« Dupont-la-Honte »

     Le folklore national s’est enrichi. Nous avions Dupont-Lajoie, nous avons maintenant Dupont-la-Honte, si l’on en croit toutefois les pancartes brandies par des électeurs d’Yerres scandalisés. Après s’être tâté longuement durant la semaine, Nicolas Dupont-Aignan a annoncé son soutien à Marine le Pen. Non pas qu’il ait véritablement eu des scrupules qui l’auraient fait hésiter, car on sentait bien qu’il penchait de ce côté, mais la répugnance exprimée par une bonne partie de ses électeurs à l’idée de soutenir le Front national était certainement de nature à faire réfléchir l’élu qu’il est. Finalement, la perspective d’occuper un poste de premier ministre a dû aider à emporter la décision.
Le ralliement de Nicolas Dupont-Aignan à le Pen pourrait n’être qu’anecdotique, s’il n’était révélateur de l’usage que font de la confusion idéologique un certain nombre de politiciens et de mouvements politiques.

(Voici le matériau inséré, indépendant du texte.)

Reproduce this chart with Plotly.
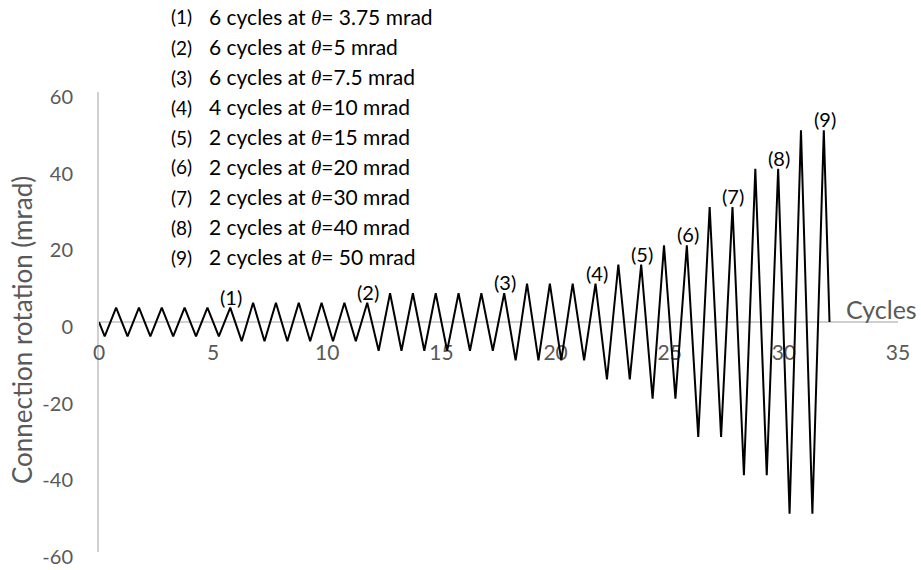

Sans aucunement rire, Dupont-Aignan continue de se présenter comme « gaulliste et humaniste ». S’il a effectivement été membre d’un parti qui se revendique du gaullisme, c’était dans un passé désormais lointain, et sa conversion aux valeurs du Front national, qu’il étrillait il y a quelques semaines à peine, ne fait que conclure logiquement une dérive marquée d’un nationalisme étriqué. Il paraît que le général de Gaulle aurait dit: « tout le monde a été, est, ou sera gaulliste un jour ». Il ne devait certainement pas avoir en tête ce genre de travestissement. Quant à l’humanisme, il semblerait que la conception que le maire d’Yerres en a ne le gêne nullement pour s’unir à une candidate qui ne cesse de se répandre en invectives contre tous ceux qui en France, d’une manière ou d’une autre, chefs d’entreprises, enseignants, journalistes, fonctionnaires, essaient de maintenir la réflexion à un certain niveau.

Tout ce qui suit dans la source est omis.